__Written exercise__. Each line that holds the word "matplotlib" is to be identified and copied.

__Stored data__.

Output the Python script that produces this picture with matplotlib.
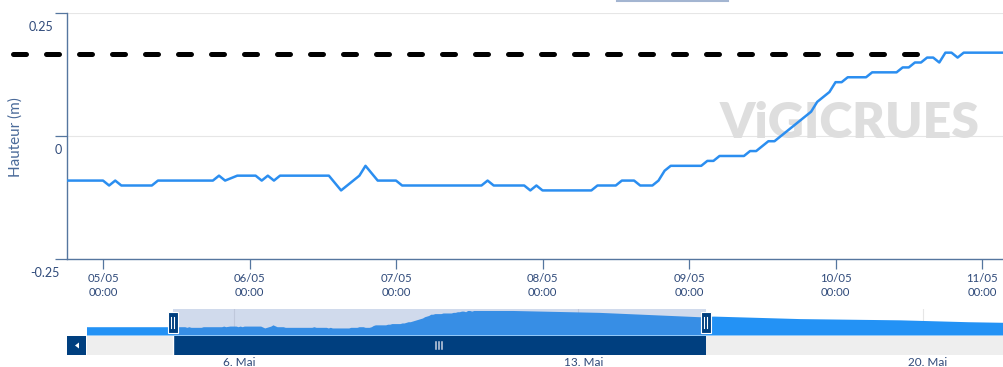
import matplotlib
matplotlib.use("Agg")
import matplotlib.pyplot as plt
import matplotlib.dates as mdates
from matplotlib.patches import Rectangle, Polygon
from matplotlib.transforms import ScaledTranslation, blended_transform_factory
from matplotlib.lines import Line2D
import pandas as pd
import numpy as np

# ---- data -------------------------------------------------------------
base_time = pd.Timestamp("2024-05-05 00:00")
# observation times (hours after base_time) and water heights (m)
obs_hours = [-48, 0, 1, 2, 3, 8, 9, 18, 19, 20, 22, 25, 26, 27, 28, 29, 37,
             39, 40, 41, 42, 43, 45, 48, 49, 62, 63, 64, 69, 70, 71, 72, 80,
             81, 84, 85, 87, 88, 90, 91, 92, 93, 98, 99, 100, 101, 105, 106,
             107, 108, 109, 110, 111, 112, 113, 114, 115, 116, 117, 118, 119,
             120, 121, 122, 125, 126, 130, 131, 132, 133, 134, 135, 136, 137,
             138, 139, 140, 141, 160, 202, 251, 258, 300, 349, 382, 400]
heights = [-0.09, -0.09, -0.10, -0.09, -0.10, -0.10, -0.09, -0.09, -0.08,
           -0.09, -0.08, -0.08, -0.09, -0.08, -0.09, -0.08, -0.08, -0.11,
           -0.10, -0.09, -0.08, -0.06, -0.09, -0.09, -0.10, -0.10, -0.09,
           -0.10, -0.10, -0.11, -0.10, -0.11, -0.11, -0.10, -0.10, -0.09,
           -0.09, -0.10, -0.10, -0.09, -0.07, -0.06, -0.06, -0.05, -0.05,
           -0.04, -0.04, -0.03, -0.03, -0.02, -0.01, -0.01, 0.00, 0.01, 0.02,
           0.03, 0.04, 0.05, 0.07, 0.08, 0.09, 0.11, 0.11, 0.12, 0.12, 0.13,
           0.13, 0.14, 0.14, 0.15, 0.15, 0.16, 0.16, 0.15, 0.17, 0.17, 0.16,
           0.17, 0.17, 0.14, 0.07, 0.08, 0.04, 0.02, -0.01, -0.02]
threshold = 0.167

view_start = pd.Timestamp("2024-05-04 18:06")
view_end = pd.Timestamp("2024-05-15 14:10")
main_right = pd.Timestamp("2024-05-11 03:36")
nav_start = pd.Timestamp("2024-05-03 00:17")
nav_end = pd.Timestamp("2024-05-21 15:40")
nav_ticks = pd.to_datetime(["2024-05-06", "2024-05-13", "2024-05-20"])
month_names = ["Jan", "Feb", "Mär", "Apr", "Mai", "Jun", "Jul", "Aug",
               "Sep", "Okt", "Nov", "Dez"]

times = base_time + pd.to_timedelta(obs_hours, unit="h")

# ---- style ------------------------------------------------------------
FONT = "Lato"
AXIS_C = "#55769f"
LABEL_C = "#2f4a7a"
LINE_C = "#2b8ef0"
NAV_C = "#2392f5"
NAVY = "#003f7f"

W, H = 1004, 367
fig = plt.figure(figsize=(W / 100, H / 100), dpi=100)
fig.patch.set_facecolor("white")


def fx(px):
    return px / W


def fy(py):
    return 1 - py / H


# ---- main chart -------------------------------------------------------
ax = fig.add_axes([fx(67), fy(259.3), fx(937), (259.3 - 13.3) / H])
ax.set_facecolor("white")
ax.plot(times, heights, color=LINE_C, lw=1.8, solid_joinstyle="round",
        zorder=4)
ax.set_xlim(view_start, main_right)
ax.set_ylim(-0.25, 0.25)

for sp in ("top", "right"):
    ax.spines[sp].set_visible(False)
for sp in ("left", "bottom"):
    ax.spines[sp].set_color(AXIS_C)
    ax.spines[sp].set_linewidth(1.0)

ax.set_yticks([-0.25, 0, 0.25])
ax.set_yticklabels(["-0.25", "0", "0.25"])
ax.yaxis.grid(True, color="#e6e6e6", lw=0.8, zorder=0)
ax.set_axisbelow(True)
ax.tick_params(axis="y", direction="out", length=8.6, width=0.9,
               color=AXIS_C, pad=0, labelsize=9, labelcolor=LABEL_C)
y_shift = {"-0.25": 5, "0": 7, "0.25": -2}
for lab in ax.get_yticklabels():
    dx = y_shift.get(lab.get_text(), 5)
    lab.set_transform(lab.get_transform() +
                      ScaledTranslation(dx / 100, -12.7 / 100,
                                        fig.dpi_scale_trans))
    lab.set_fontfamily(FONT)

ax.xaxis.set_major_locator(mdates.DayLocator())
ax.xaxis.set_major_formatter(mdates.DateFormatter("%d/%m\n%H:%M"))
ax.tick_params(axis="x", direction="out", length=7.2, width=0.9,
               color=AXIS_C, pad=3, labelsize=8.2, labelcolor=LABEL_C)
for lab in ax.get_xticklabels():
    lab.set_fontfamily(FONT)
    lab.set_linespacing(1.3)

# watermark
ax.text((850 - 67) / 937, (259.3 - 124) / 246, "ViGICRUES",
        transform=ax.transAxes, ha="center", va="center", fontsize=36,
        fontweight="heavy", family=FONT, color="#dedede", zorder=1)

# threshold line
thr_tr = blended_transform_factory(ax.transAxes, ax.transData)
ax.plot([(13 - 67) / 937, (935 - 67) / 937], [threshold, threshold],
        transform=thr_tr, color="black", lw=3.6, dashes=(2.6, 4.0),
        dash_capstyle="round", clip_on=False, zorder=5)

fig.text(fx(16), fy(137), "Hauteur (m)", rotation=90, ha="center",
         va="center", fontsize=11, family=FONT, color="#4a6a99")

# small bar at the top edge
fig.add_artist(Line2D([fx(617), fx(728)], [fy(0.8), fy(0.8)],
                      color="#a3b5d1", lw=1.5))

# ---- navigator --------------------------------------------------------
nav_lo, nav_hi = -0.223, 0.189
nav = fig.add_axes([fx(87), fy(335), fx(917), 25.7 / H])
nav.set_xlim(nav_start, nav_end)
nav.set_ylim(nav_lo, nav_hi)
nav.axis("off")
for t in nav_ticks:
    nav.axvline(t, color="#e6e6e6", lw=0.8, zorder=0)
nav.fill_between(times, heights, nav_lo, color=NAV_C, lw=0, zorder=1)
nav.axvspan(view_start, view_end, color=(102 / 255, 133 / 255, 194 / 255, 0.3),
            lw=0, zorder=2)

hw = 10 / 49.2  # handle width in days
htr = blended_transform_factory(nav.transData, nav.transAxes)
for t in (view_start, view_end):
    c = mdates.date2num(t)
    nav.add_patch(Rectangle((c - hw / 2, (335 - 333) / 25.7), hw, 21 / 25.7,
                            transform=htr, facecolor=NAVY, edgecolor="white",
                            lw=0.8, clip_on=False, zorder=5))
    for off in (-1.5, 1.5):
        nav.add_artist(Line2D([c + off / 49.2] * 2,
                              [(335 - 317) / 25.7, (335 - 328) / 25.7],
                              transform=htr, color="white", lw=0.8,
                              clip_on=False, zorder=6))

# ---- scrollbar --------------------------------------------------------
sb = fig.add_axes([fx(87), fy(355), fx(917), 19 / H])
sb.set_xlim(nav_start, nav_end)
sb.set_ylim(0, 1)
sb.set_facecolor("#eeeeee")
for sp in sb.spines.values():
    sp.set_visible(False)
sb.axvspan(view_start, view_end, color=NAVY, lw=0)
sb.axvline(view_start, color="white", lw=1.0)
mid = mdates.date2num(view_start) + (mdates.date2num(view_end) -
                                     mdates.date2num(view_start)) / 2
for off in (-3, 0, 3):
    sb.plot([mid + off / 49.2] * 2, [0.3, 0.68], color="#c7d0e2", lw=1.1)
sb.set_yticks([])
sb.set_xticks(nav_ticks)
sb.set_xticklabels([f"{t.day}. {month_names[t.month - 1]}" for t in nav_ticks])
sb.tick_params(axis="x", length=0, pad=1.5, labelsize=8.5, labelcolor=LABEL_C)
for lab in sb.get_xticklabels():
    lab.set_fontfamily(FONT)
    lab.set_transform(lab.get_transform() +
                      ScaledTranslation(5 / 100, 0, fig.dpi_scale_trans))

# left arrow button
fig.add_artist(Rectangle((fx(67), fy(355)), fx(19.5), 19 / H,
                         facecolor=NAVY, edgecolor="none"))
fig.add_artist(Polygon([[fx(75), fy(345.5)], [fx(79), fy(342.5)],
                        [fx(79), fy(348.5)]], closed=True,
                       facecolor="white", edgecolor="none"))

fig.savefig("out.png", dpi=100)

__Worked solution__.
Output the Python script that produces this picture with matplotlib.
import matplotlib
matplotlib.use("Agg")
import matplotlib.pyplot as plt
import matplotlib.dates as mdates
from matplotlib.patches import Rectangle, Polygon
from matplotlib.transforms import ScaledTranslation, blended_transform_factory
from matplotlib.lines import Line2D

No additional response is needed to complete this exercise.